Primitive Mentor
by Dean Young
University of Pittsburgh Press 2008
Reviewed by Ben Mirov
![]()
Modern Disciple
Now nine books into his repertoire, Dean Young risks a number of easy criticisms. One of these is that his poems are simply permutations of themselves, that each maps the same territory as the last. Another more conspicuous concern with Young’s work is its extremity. Unabashedly surreal, his imagery and his narrative impulses can be dismissed as wacky and superfluous. More than any of his past books, Primitive Mentor squelches these concerns.
While maintaining his characteristically deep, impulsive humor and outlandish images, Young explores new dimensions while honing his more familiar instincts. Young is not an experimental poet in the traditional sense; he doesn’t try to reinvent his style with each book. Instead he is concerned with a “constant plumbing of the spirit – / Like living in a mine making a study / Of cave ins.” In his first book Design with X, Young staked out a small soul-sized plot which he “mines” again and again and for the most part, more deeply with each attempt. In Primitive Mentor, new vistas appear. Take for example the opening lines from the poem “Triage”:
Fatally, the boy picks up a what he thought
on the occupier/insurgent fractioned
road. Fatally, the man goes out for popsicles
in the storm not for himself for his two
days later from the mudslide pulled he’s
given a kind of super power, drive a nail
into his chest he won’t care or notice.
The chopped syntax is something Young has done before, but here it has been applied to different ends. Take for example the lines “In the storm not for himself for his two / days later from the mudslide pulled…” The altered syntax feels like a jump in time. We expect to see “not for himself for his two kids,” or “children” or “friends” and instead are given a jarring forward movement. It’s worth mentioning that triage is both an action that organizes according to quality as well as a medical term used to prioritize a large group of patients according to the urgency of their ailments and or wounds. In this light, the break not only conveys the sense of urgency of the subject via its form, but is also characteristic of Young’s deeply ironic humor. The break between “two” and “days” encapsulates the period of time “the man” is trapped beneath the mudslide and the moment he is pulled from it, thereby gaining “a kind of superpower.” Of course, this power can only be death, which might send one back to reexamine “the boy” from the first line who fatally picks up a “what he thought.”Ostensibly, what Young is doing in “Triage” is assigning degrees of urgency to a group of patients who are already dead. His touch with the subject is insightful, bathetic and funny as ever.
The “two,” “day” line break is indicative of the greater project of Primitive Mentor. For me, Young’s writing has never been about the impressive quality of his imagery or his wit, although those are definite bonuses.
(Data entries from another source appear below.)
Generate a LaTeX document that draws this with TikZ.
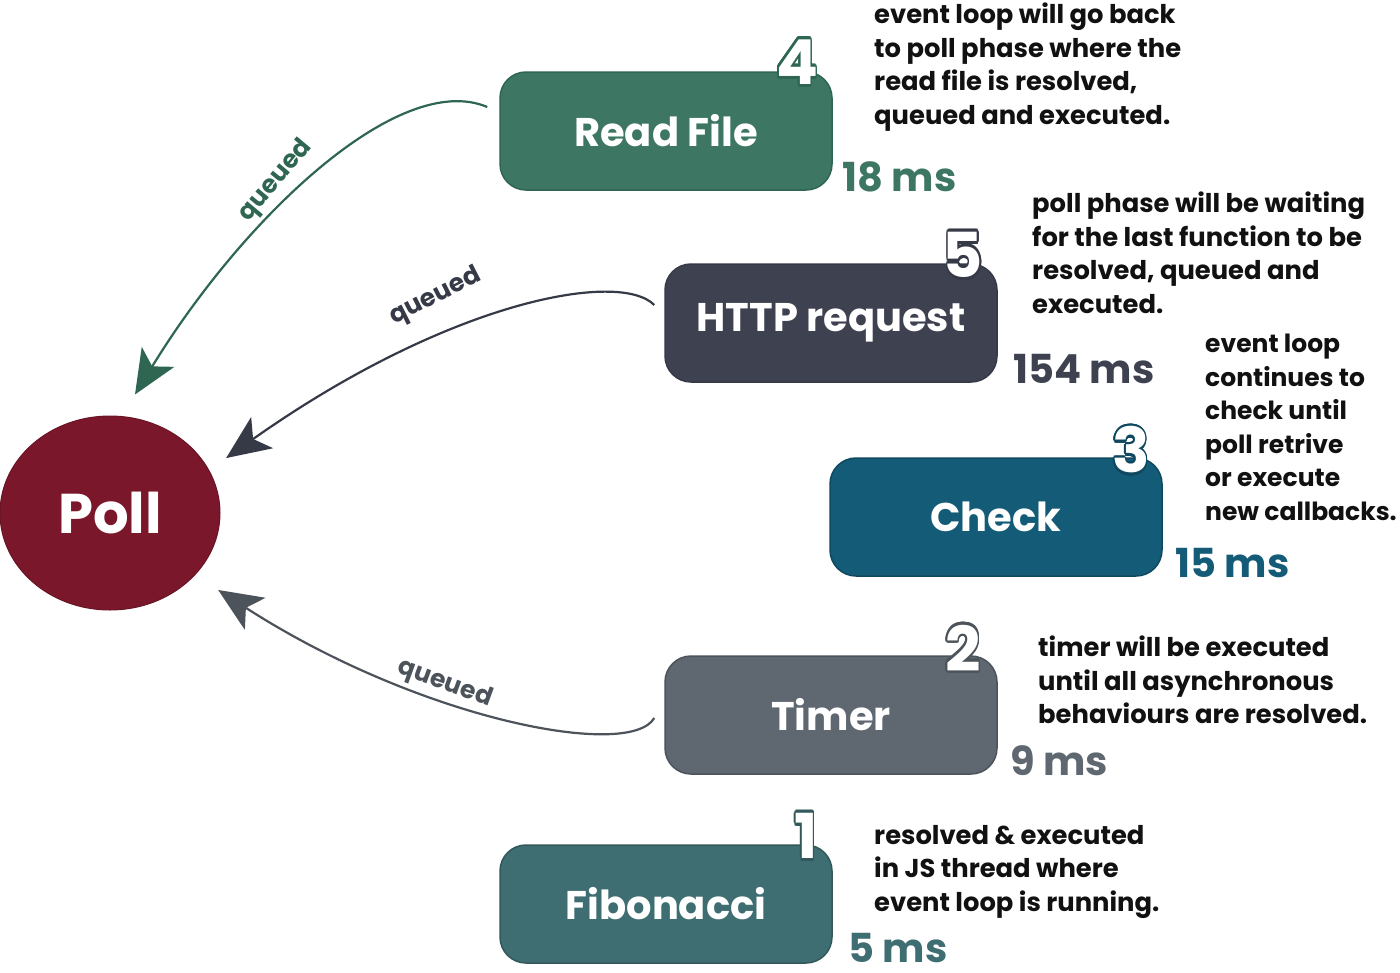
\documentclass[tikz,border=0pt]{standalone}
\usepackage{fontspec}
\setmainfont{Poppins}
\usetikzlibrary{shapes.geometric,arrows.meta,calc}
\definecolor{pollc}{HTML}{7B172B}
\definecolor{rfc}{HTML}{3D7763}
\definecolor{rfl}{HTML}{2E6652}
\definecolor{htc}{HTML}{3E4250}
\definecolor{htl}{HTML}{363A47}
\definecolor{chc}{HTML}{145B77}
\definecolor{tic}{HTML}{5F6771}
\definecolor{til}{HTML}{4C535B}
\definecolor{fic}{HTML}{3F6E72}
\definecolor{txt}{HTML}{111111}
\newcommand{\outlnum}[2]{%
  \foreach \a in {0,20,...,340}{%
    \pgfmathsetlengthmacro{\dx}{2.8pt*cos(\a)}%
    \pgfmathsetlengthmacro{\dy}{2.8pt*sin(\a)}%
    \makebox[0pt]{\hspace*{\dx}\raisebox{\dy}{\textcolor{#1}{#2}}}}%
  \makebox[0pt]{\textcolor{white}{#2}}}
\begin{document}
\begin{tikzpicture}[x=1pt,y=-1pt,
  box/.style={draw, rounded corners=26pt, minimum width=332pt, minimum height=118pt,
    line width=1.5pt, text=white, inner sep=0pt,
    font=\fontsize{40}{44}\selectfont\bfseries},
  desc/.style={anchor=north west, align=left, inner sep=0pt, text=txt,
    font=\fontsize{25.8}{33.5}\selectfont\bfseries},
  ms/.style={anchor=base west, inner sep=0pt, font=\fontsize{40}{44}\selectfont\bfseries},
  lbl/.style={inner sep=0pt, font=\fontsize{25}{30}\selectfont\bfseries},
  num/.style={inner sep=0pt, font=\fontsize{62}{64}\selectfont\bfseries},
  arr/.style={line width=2.2pt, -{Stealth[length=44pt,width=38pt,inset=11pt]}}]
\useasboundingbox (0,0) rectangle (1400,972);
\fill[white] (0,0) rectangle (1400,972);

\node[ellipse, fill=pollc, draw=pollc!85!black, line width=1pt, minimum width=220pt,
  minimum height=194pt, text=white, font=\fontsize{56}{60}\selectfont\bfseries] (poll) at (110,513) {Poll};

\node[box, fill=rfc, draw=rfl] (rf) at (666,131) {Read File};
\node[box, fill=htc, draw=htl] (ht) at (831,323) {HTTP request};
\node[box, fill=chc, draw=chc!80!black] (ch) at (996,517) {Check};
\node[box, fill=tic, draw=til] (ti) at (831,715) {Timer};
\node[box, fill=fic, draw=fic!80!black] (fi) at (666,904) {Fibonacci};

\node[num] (n4) at (797,62) {\outlnum{rfl}{4}};
\node[num] (n5) at (963,255) {\outlnum{htl}{5}};
\node[num] (n3) at (1131,450) {\outlnum{chc!80!black}{3}};
\node[num] (n2) at (963,648) {\outlnum{til}{2}};
\node[num] (n1) at (806,836) {\outlnum{fic!80!black}{1}};

\node[ms, text=rfc] (m4) at (842,191) {18 ms};
\node[ms, text=htc] (m5) at (1013,383) {154 ms};
\node[ms, text=chc] (m3) at (1175,577) {15 ms};
\node[ms, text=tic] (m2) at (1010,775) {9 ms};
\node[ms, text=fic] (m1) at (848,962) {5 ms};

\node[desc] (d4) at (874,3) {event loop will go back\\to poll phase where the\\read file is resolved,\\queued and executed.};
\node[desc] (d5) at (1032,192) {poll phase will be waiting\\for the last function to be\\resolved, queued and\\executed.};
\node[desc, font=\fontsize{25}{33.5}\selectfont\bfseries] (d3) at (1205,334) {event loop\\continues to\\check until\\poll retrive\\or execute\\new callbacks.};
\node[desc] (d2) at (1038,636) {timer will be executed\\until all asynchronous\\behaviours are resolved.};
\node[desc] (d1) at (874,825) {resolved \& executed\\in JS thread where\\event loop is running.};

\coordinate (s4) at ($(rf.west)+(-12,-24)$);
\coordinate (e4) at ($(poll.north)+(25,-21)$);
\coordinate (s5) at ($(ht.west)+(-10,-18)$);
\coordinate (e5) at ($(poll.north east)+(38,14)$);
\coordinate (s2) at ($(ti.west)+(-10,3)$);
\coordinate (e2) at ($(poll.south east)+(30,8)$);

\draw[arr, rfl] (s4) .. controls (400,70) and (245,215) .. (e4);
\draw[arr, htl] (s5) .. controls (620,270) and (450,300) .. (e5);
\draw[arr, til] (s2) .. controls (630,760) and (420,720) .. (e2);

\node[lbl, text=rfl, rotate=50] (q4) at (276,181) {queued};
\node[lbl, text=htl, rotate=27] (q5) at (436,297) {queued};
\node[lbl, text=til, rotate=-20] (q2) at (445,684) {queued};
\end{tikzpicture}
\end{document}
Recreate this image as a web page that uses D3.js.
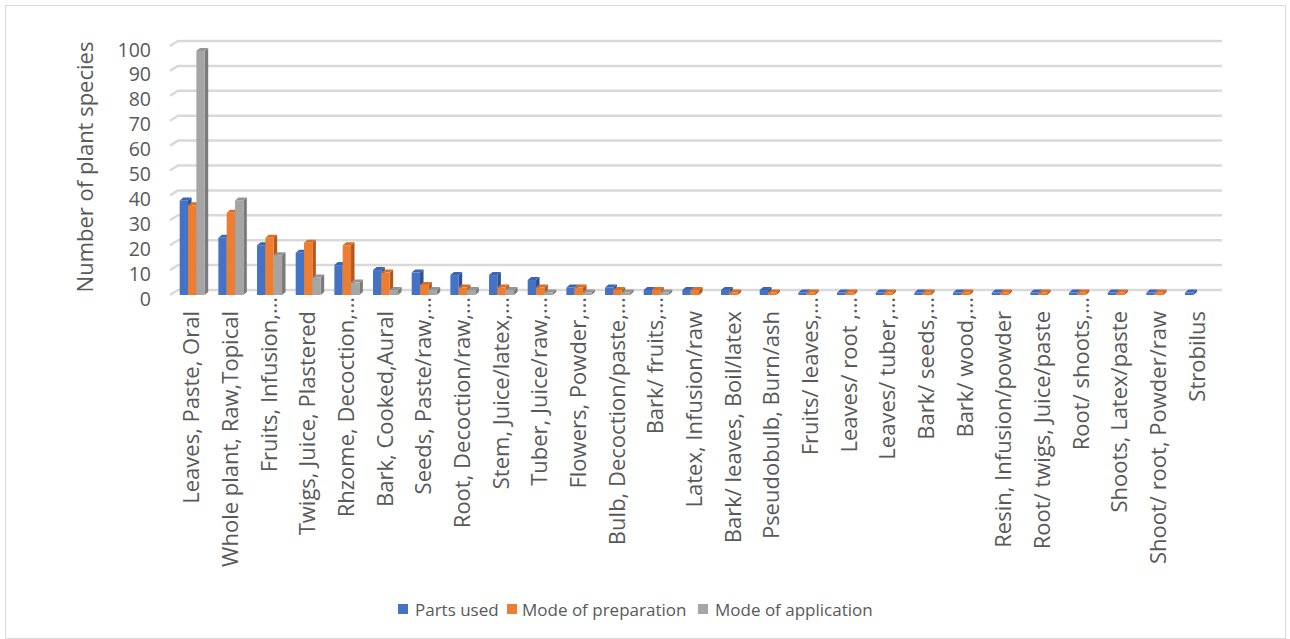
<!DOCTYPE html>
<html><head><meta charset="utf-8">
<script src="https://cdn.jsdelivr.net/npm/d3@7/dist/d3.min.js"></script>
<style>body{margin:0;background:#fff}svg{display:block}text{font-family:"Open Sans",sans-serif;fill:#595959}</style>
</head><body><svg id="c" width="1290" height="639"></svg>
<script>
const categories = ["Leaves, Paste, Oral","Whole plant, Raw,Topical","Fruits, Infusion,…","Twigs, Juice, Plastered","Rhzome, Decoction,…","Bark, Cooked,Aural","Seeds, Paste/raw,…","Root, Decoction/raw,…","Stem, Juice/latex,…","Tuber, Juice/raw,…","Flowers, Powder,…","Bulb, Decoction/paste,…","Bark/ fruits,…","Latex, Infusion/raw","Bark/ leaves, Boil/latex","Pseudobulb, Burn/ash","Fruits/ leaves,…","Leaves/ root ,…","Leaves/ tuber,…","Bark/ seeds,…","Bark/ wood,…","Resin, Infusion/powder","Root/ twigs, Juice/paste","Root/ shoots,…","Shoots, Latex/paste","Shoot/ root, Powder/raw","Strobilus"];
const seriesNames = ["Parts used","Mode of preparation","Mode of application"];
const partsUsed = [38,23,20,17,12,10,9,8,8,6,3,3,2,2,2,2,1,1,1,1,1,1,1,1,1,1,1];
const modePreparation = [36,33,23,21,20,9,4,3,3,3,3,2,2,2,1,1,1,1,1,1,1,1,1,1,1,1,0];
const modeApplication = [98,38,16,7,5,2,2,2,2,1,1,1,1,0,0,0,0,0,0,0,0,0,0,0,0,0,0];
const yTicks = [0,10,20,30,40,50,60,70,80,90,100];
const colors = {front:["#4472C4","#ED7D31","#A5A5A5"], side:["#2F528F","#B5591A","#7B7B7B"], top:["#3A66B8","#D96F25","#959595"]};

const svg = d3.select("#c");
svg.append("rect").attr("x",5.5).attr("y",5.5).attr("width",1280).attr("height",633)
  .attr("fill","#fff").attr("stroke","#d9d9d9").attr("stroke-width",1);

const yFront = d3.scaleLinear().domain([0,100]).range([295,46]);
const yBack = d3.scaleLinear().domain([0,100]).range([290,41]);
const x = d3.scaleBand().domain(categories).range([173,1217]).paddingInner(0).paddingOuter(0);
const xs = d3.scaleBand().domain(seriesNames).range([6.7,31.7]);
const backX0 = 178, backX1 = 1222, frontX0 = 170;
const depthX = 3.5, depthY = -3;

// gridlines
const g = svg.append("g");
yTicks.forEach(v=>{
  g.append("path").attr("d",`M${frontX0},${yFront(v)}L${backX0},${yBack(v)}L${backX1},${yBack(v)}`)
   .attr("fill","none").attr("stroke","#d9d9d9").attr("stroke-width",2.5).attr("stroke-linejoin","round");
});
// y tick labels
svg.append("g").selectAll("text").data(yTicks).join("text")
  .attr("x",151).attr("y",d=>yFront(d)+3).attr("text-anchor","end")
  .attr("dominant-baseline","central").style("font-size","19.5px").text(d=>d);
// y title
svg.append("text").attr("transform","translate(93,167) rotate(-90)")
  .attr("text-anchor","middle").style("font-size","22px").text("Number of plant species");

// bars
const series = [partsUsed, modePreparation, modeApplication];
const bars = svg.append("g");
categories.forEach((c,i)=>{
  series.forEach((arr,s)=>{
    const v = arr[i];
    if(!v) return;
    const x0 = x(c)+xs(seriesNames[s]), w = xs.bandwidth();
    const yb = yFront(0), yt = yFront(v);
    bars.append("path").attr("d",`M${x0+w},${yt}L${x0+w+depthX},${yt+depthY}L${x0+w+depthX},${yb+depthY}L${x0+w},${yb}Z`).attr("fill",colors.side[s]);
    bars.append("path").attr("d",`M${x0},${yt}L${x0+depthX},${yt+depthY}L${x0+w+depthX},${yt+depthY}L${x0+w},${yt}Z`).attr("fill",colors.top[s]);
    bars.append("rect").attr("x",x0).attr("y",yt).attr("width",w).attr("height",yb-yt).attr("fill",colors.front[s]);
  });
});

// category labels
svg.append("g").selectAll("text").data(categories).join("text")
  .attr("transform",d=>`translate(${x(d)+x.bandwidth()/2+7},${d.endsWith("…")?297:311}) rotate(-90)`)
  .attr("text-anchor","end").style("font-size","22px").text(d=>d);

// legend
const legX = [398,507,698], legTX=[415,522,715];
seriesNames.forEach((n,s)=>{
  svg.append("rect").attr("x",legX[s]).attr("y",604).attr("width",10).attr("height",10).attr("fill",colors.front[s]);
  svg.append("text").attr("x",legTX[s]).attr("y",609).attr("dominant-baseline","central").style("font-size","17px").text(n);
});
</script></body></html>
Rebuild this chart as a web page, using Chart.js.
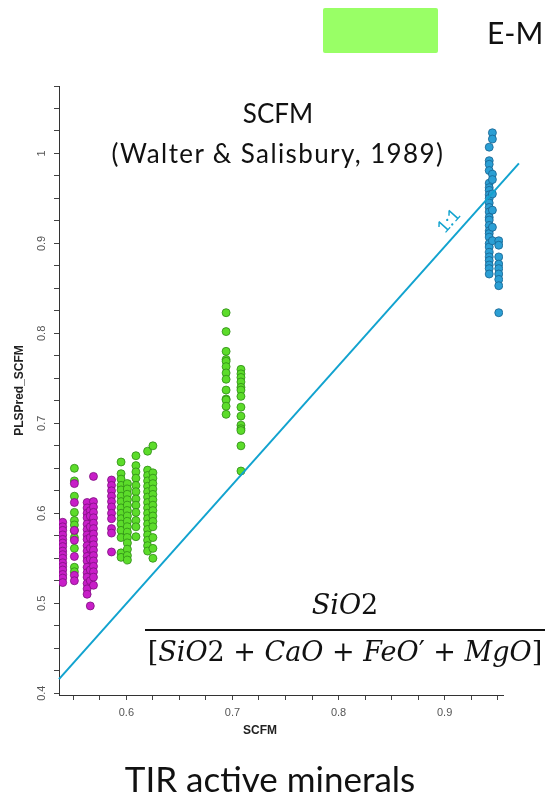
<!DOCTYPE html>
<html lang="en">
  <head>
    <meta charset="UTF-8" />
    <title>SCFM - TIR active minerals</title>
    <script src="https://cdn.jsdelivr.net/npm/chart.js"></script>
    <style>
      html,
      body {
        margin: 0;
        padding: 0;
        background: #fff;
      }
      body {
        position: relative;
        width: 547px;
        height: 803px;
        overflow: hidden;
        font-family: Lato, "Open Sans", sans-serif;
        color: #111;
      }
      .chart-container {
        position: absolute;
        left: 0;
        top: 0;
        width: 547px;
        height: 803px;
      }
      .legend-box {
        position: absolute;
        left: 323px;
        top: 8px;
        width: 115px;
        height: 45px;
        background: #99ff66;
        border-radius: 2px;
      }
      .legend-label {
        position: absolute;
        left: 487px;
        top: 12px;
        font-size: 30px;
        line-height: 40px;
      }
      .title {
        position: absolute;
        left: 28px;
        width: 500px;
        text-align: center;
        font-size: 26px;
        line-height: 30px;
      }
      .formula-part {
        position: absolute;
        left: 145px;
        width: 400px;
        text-align: center;
        font-family: "DejaVu Serif", serif;
        font-size: 27px;
        line-height: 34px;
      }
      .formula-bar {
        position: absolute;
        left: 145px;
        top: 629px;
        width: 400px;
        height: 2px;
        background: #111;
      }
      .footer {
        position: absolute;
        left: 20px;
        width: 500px;
        top: 757px;
        text-align: center;
        font-size: 35px;
        line-height: 42px;
      }
    </style>
  </head>
  <body>
    <div class="chart-container">
      <canvas id="scfmChart"></canvas>
    </div>

    <div class="legend-box"></div>
    <div class="legend-label">E-M</div>

    <div class="title" style="top: 98px">SCFM</div>
    <div class="title" style="top: 138px; letter-spacing: 1.4px">
      (Walter &amp; Salisbury, 1989)
    </div>

    <div class="formula-part" style="top: 588px"><i>SiO</i>2</div>
    <div class="formula-bar"></div>
    <div class="formula-part" style="top: 635px">
      [<i>SiO</i>2 + <i>CaO</i> + <i>FeO</i>′ + <i>MgO</i>]
    </div>

    <div class="footer">TIR active minerals</div>

    <script>
      // measured SCFM (x) and predicted SCFM (y), one array per column of points
      const magentaColX = [0.540, 0.551, 0.563, 0.566, 0.569, 0.586];
      const magentaColY = [
        [0.590, 0.585, 0.581, 0.576, 0.571, 0.567, 0.563, 0.558, 0.554, 0.550, 0.545, 0.541, 0.537, 0.532, 0.528, 0.523],
        [0.633, 0.612, 0.581, 0.570, 0.552, 0.531, 0.525],
        [0.612, 0.606, 0.600, 0.595, 0.588, 0.582, 0.576, 0.571, 0.564, 0.558, 0.552, 0.547, 0.540, 0.534, 0.529, 0.522, 0.516, 0.510],
        [0.603, 0.597, 0.585, 0.573, 0.561, 0.549, 0.537, 0.525, 0.497],
        [0.641, 0.613, 0.607, 0.601, 0.595, 0.589, 0.583, 0.577, 0.571, 0.565, 0.559, 0.553, 0.547, 0.541, 0.535, 0.529, 0.520],
        [0.637, 0.631, 0.625, 0.619, 0.613, 0.607, 0.600, 0.594, 0.583, 0.578, 0.557],
      ];

      const greenColX = [0.551, 0.595, 0.601, 0.609, 0.620, 0.625, 0.694, 0.708];
      const greenColY = [
        [0.650, 0.636, 0.619, 0.601, 0.592, 0.587, 0.581, 0.573, 0.561, 0.540, 0.535],
        [0.657, 0.644, 0.638, 0.631, 0.626, 0.619, 0.613, 0.606, 0.600, 0.594, 0.588, 0.581, 0.573, 0.556, 0.551],
        [0.633, 0.627, 0.621, 0.615, 0.609, 0.603, 0.597, 0.591, 0.585, 0.579, 0.573, 0.567, 0.560, 0.553, 0.548],
        [0.664, 0.653, 0.646, 0.639, 0.631, 0.624, 0.616, 0.609, 0.601, 0.592, 0.585, 0.574],
        [0.669, 0.648, 0.642, 0.636, 0.630, 0.624, 0.618, 0.612, 0.606, 0.600, 0.594, 0.588, 0.582, 0.576, 0.570, 0.564, 0.558],
        [0.675, 0.645, 0.639, 0.633, 0.627, 0.621, 0.615, 0.609, 0.603, 0.597, 0.591, 0.585, 0.573, 0.561, 0.550],
        [0.823, 0.802, 0.780, 0.771, 0.769, 0.763, 0.756, 0.749, 0.737, 0.727, 0.726, 0.719, 0.710],
        [0.760, 0.755, 0.751, 0.746, 0.740, 0.737, 0.730, 0.718, 0.708, 0.698, 0.694, 0.692, 0.675, 0.647],
      ];

      const blueColX = [0.942, 0.945, 0.951];
      const blueColY = [
        [1.007, 0.992, 0.988, 0.981, 0.967, 0.962, 0.959, 0.954, 0.950, 0.945, 0.940, 0.935, 0.929, 0.926, 0.920, 0.914, 0.911, 0.907, 0.900, 0.896, 0.890, 0.885, 0.881, 0.876, 0.872, 0.866],
        [1.023, 1.016, 0.977, 0.971, 0.955, 0.937, 0.918, 0.903],
        [0.903, 0.898, 0.885, 0.877, 0.872, 0.866, 0.860, 0.853, 0.823],
      ];

      // hand-drawn "1:1" reference line
      const refLineX = [0.5365, 0.970];
      const refLineY = [0.4156, 0.989];

      const yTickLabels = [0.4, 0.5, 0.6, 0.7, 0.8, 0.9, 1.0];

      const toPoints = (xs, ys) =>
        xs.flatMap((x, i) => ys[i].map((y) => ({ x: x, y: y })));

      const lineBlue = "#12a3cf";

      // draws the rotated y labels, x title and the 1:1 label
      const extraText = {
        id: "extraText",
        afterDraw(chart) {
          const ctx = chart.ctx;
          const xs = chart.scales.x;
          const ys = chart.scales.y;
          ctx.save();

          ctx.fillStyle = "#555";
          ctx.font = "11px Arial, 'Liberation Sans', sans-serif";
          ctx.textAlign = "center";
          ctx.textBaseline = "middle";
          yTickLabels.forEach((v) => {
            ctx.save();
            ctx.translate(42, ys.getPixelForValue(v));
            ctx.rotate(-Math.PI / 2);
            ctx.fillText(v === 1 ? "1" : v.toFixed(1), 0, 0);
            ctx.restore();
          });

          ctx.fillStyle = "#222";
          ctx.font = "bold 12px Arial, 'Liberation Sans', sans-serif";
          ctx.fillText("SCFM", 260, 731);

          const x0 = xs.getPixelForValue(refLineX[0]);
          const y0 = ys.getPixelForValue(refLineY[0]);
          const x1 = xs.getPixelForValue(refLineX[1]);
          const y1 = ys.getPixelForValue(refLineY[1]);
          const angle = Math.atan2(y1 - y0, x1 - x0);
          const t = 0.87;
          ctx.translate(x0 + (x1 - x0) * t, y0 + (y1 - y0) * t);
          ctx.rotate(angle);
          ctx.fillStyle = lineBlue;
          ctx.font = "18px Lato, 'Open Sans', sans-serif";
          ctx.fillText("1:1", 0, -14);

          ctx.restore();
        },
      };

      const pointStyle = (fill, border) => ({
        backgroundColor: fill,
        borderColor: border,
        borderWidth: 0.8,
        pointRadius: 4,
        pointHoverRadius: 4,
      });

      const config = {
        type: "scatter",
        data: {
          datasets: [
            {
              type: "line",
              label: "1:1",
              data: toPoints(refLineX, refLineY.map((y) => [y])),
              borderColor: lineBlue,
              borderWidth: 2,
              pointRadius: 0,
              fill: false,
              clip: false,
            },
            {
              label: "Magenta",
              data: toPoints(magentaColX, magentaColY),
              ...pointStyle("#c81ec8", "#7d0f7d"),
            },
            {
              label: "Green",
              data: toPoints(greenColX, greenColY),
              ...pointStyle("#5cdc2a", "#2f8a16"),
            },
            {
              label: "Blue",
              data: toPoints(blueColX, blueColY),
              ...pointStyle("#2b9fd4", "#17628f"),
            },
          ],
        },
        options: {
          responsive: true,
          maintainAspectRatio: false,
          animation: false,
          layout: {
            padding: { left: 0, top: 86, right: 44, bottom: 58 },
          },
          plugins: {
            legend: { display: false },
            tooltip: { enabled: false },
          },
          scales: {
            x: {
              type: "linear",
              min: 0.5365,
              max: 0.955,
              border: { color: "#333", width: 1 },
              grid: {
                drawOnChartArea: false,
                color: "#444",
                tickLength: 5,
              },
              ticks: {
                stepSize: 0.025,
                includeBounds: false,
                autoSkip: false,
                maxRotation: 0,
                padding: 6,
                color: "#555",
                font: { size: 11, family: "Arial, 'Liberation Sans', sans-serif" },
                callback: (v) => {
                  const r = Math.round(v * 1000);
                  return r % 100 === 0 ? (r / 1000).toFixed(1) : "";
                },
              },
              afterFit: (scale) => {
                scale.height = 50;
              },
            },
            y: {
              type: "linear",
              min: 0.398,
              max: 1.075,
              border: { color: "#333", width: 1 },
              grid: {
                drawOnChartArea: false,
                color: "#444",
                tickLength: 5,
              },
              ticks: {
                stepSize: 0.025,
                includeBounds: false,
                display: false,
              },
              title: {
                display: true,
                text: "PLSPred_SCFM",
                color: "#222",
                font: {
                  size: 12,
                  weight: "bold",
                  family: "Arial, 'Liberation Sans', sans-serif",
                },
                padding: { top: 12, bottom: 0 },
              },
              afterFit: (scale) => {
                scale.width = 59;
              },
            },
          },
        },
        plugins: [extraText],
      };

      window.onload = function () {
        const ctx = document.getElementById("scfmChart").getContext("2d");
        new Chart(ctx, config);
      };
    </script>
  </body>
</html>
What I appreciate most about Young, and what strikes me most about Primitive Mentor, is the spaces between the words, the line breaks that take 180 degree turns, the tenuous blankness between stanzas and words, the often concealed darkness at the heart of his poems. It’s in these spaces that the unifying force of Young’s poetry and the depth and scope of Primitive Mentor can be found. Image and wit are little more than tools Young uses to enter into these unknown areas. They lead him into dangerous places that the conscious, logical mind can neither purposefully go to, nor operate near, areas where more is at risk because less is known by the poet. The result, for the reader as they enter into these dimensions, is confounding, hilarious, idiotic, melancholy, heartbreaking—and never boring.
One of the miraculous aspects of Young’s poetry is that despite his forays into seemingly unreal worlds of poetic experience, everything he writes is deeply connected to our reality. His poems are recombinations that assume each word refers to something other than itself and that that something is real. A rabbit is a rabbit. Granted, that rabbit might be placed within a hallucinatory context entirely unfamiliar to anyone; nevertheless “Force of Rabbit” is a force felt, and stands among the best poems of the year so far. All of Young’s poems are based on the assumption that the world preexists poetry, that it is there, absolutely, and that its purpose is to lead us into greater areas of consciousness. He’s not just fooling around for the sake of creating a impressive panoply of images. Take for example the title, Primitive Mentor. What exactly is this? What implications does it have for us? What are we to learn from this mentor? Is it simply a creation of Young’s overactive imagination?
It’s my feeling that the “primitive mentor” is as real as the brain inside out skull. It’s the mechanism buried deep within our animal mind that knows more than we know. It’s the part of Young’s mind that reaches out to us from the line breaks and logical leaps that just barely defy our understanding. In a sense, “primitive mentor” is more real than the chair we sit on or the coffee we drink. In fact it may be the only real thing, as it is what allows us to reconfigure our reality into a new more vital one, just as Dean Young does with startling consistency and increasingly refined artistry in each new book.